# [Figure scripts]

---*---

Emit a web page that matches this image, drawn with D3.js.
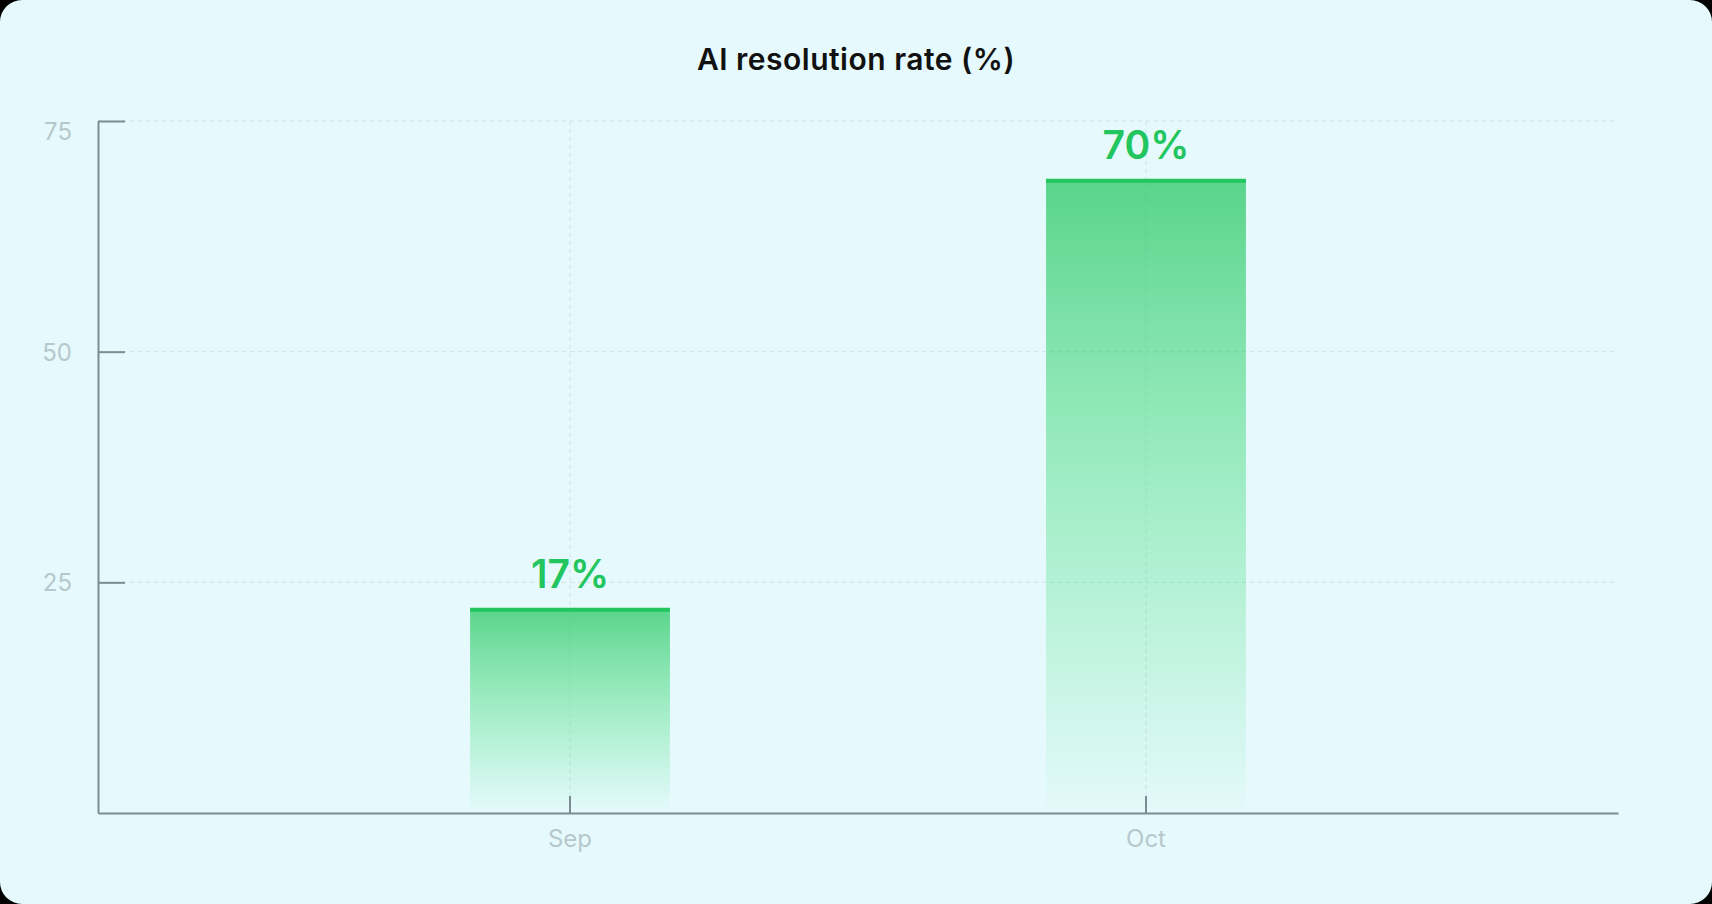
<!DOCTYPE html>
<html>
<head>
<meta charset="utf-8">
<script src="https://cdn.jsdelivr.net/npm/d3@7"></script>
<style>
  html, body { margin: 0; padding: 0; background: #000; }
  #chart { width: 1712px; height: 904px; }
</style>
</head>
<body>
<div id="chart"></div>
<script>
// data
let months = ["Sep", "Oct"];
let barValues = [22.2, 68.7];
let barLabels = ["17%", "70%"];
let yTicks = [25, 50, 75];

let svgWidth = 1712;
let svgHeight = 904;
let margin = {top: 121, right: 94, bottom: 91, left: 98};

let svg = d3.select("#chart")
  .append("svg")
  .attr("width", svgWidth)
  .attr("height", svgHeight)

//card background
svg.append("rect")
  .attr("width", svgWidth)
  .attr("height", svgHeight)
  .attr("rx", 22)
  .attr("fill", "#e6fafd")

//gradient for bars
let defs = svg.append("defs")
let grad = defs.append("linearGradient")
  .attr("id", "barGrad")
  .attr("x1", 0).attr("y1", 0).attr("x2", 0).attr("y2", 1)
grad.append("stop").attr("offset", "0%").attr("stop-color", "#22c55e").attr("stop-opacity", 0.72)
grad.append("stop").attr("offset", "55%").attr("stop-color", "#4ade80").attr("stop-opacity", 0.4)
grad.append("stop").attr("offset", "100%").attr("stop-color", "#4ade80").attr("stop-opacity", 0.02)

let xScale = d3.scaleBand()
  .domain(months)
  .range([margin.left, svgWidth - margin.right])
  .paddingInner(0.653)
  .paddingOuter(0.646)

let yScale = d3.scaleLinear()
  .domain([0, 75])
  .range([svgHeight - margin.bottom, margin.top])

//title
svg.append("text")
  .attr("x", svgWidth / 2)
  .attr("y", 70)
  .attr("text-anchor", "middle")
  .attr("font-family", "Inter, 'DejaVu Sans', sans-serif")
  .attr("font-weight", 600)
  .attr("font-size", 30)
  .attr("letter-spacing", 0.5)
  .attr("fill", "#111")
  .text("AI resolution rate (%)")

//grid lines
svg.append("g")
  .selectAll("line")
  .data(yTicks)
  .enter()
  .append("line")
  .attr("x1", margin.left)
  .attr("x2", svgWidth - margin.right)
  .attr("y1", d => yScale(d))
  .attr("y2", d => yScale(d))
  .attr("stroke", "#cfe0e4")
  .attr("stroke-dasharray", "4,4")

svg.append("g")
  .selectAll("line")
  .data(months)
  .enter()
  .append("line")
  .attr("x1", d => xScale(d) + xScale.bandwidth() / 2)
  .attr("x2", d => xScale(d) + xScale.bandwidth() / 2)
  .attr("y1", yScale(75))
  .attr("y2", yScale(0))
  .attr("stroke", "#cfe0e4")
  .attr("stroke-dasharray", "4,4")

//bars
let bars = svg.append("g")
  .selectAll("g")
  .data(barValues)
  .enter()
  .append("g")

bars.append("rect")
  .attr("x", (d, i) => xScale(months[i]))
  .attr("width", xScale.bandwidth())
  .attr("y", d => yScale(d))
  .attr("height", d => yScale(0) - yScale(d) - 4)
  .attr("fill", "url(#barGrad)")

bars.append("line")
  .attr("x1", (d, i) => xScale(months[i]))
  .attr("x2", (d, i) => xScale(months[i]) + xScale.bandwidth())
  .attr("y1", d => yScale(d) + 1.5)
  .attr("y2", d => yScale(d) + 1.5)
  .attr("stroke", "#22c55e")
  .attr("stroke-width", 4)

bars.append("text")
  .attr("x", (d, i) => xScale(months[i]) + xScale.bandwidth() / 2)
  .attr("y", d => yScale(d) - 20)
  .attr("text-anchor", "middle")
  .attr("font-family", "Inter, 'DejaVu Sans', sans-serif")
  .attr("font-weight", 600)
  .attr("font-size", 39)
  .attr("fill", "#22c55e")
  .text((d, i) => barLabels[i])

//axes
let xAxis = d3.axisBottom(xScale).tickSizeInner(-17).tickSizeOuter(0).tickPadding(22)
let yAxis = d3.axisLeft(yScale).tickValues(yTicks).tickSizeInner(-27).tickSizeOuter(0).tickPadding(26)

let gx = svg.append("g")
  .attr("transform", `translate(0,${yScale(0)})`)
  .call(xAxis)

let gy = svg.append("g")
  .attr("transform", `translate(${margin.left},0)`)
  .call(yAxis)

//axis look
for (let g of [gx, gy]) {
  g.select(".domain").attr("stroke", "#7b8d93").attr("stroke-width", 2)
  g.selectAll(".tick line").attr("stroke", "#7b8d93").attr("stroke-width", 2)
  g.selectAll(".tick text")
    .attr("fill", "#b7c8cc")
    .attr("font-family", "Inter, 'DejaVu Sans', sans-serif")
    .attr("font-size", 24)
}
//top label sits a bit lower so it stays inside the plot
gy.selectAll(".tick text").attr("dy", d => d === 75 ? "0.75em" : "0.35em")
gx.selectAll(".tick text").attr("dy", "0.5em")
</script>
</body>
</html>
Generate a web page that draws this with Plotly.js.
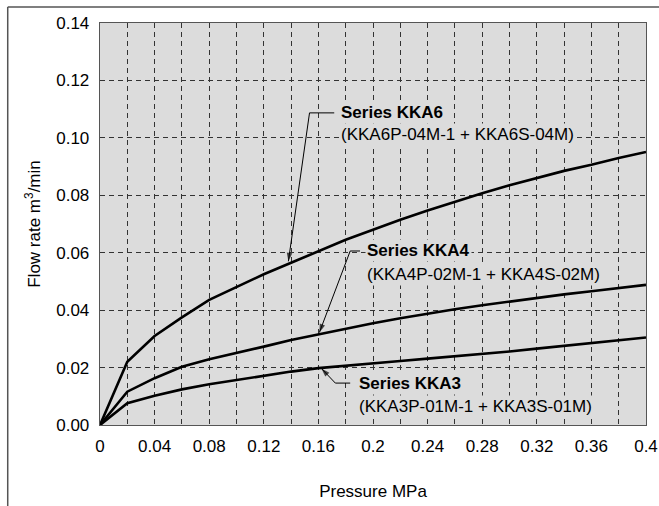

---*---

# [Work required]
In the material above, find the lines that contain "with" and show them.

# [Written answer]
Emit a web page that matches this image, drawn with D3.js.
Generate a web page that draws this with Plotly.js.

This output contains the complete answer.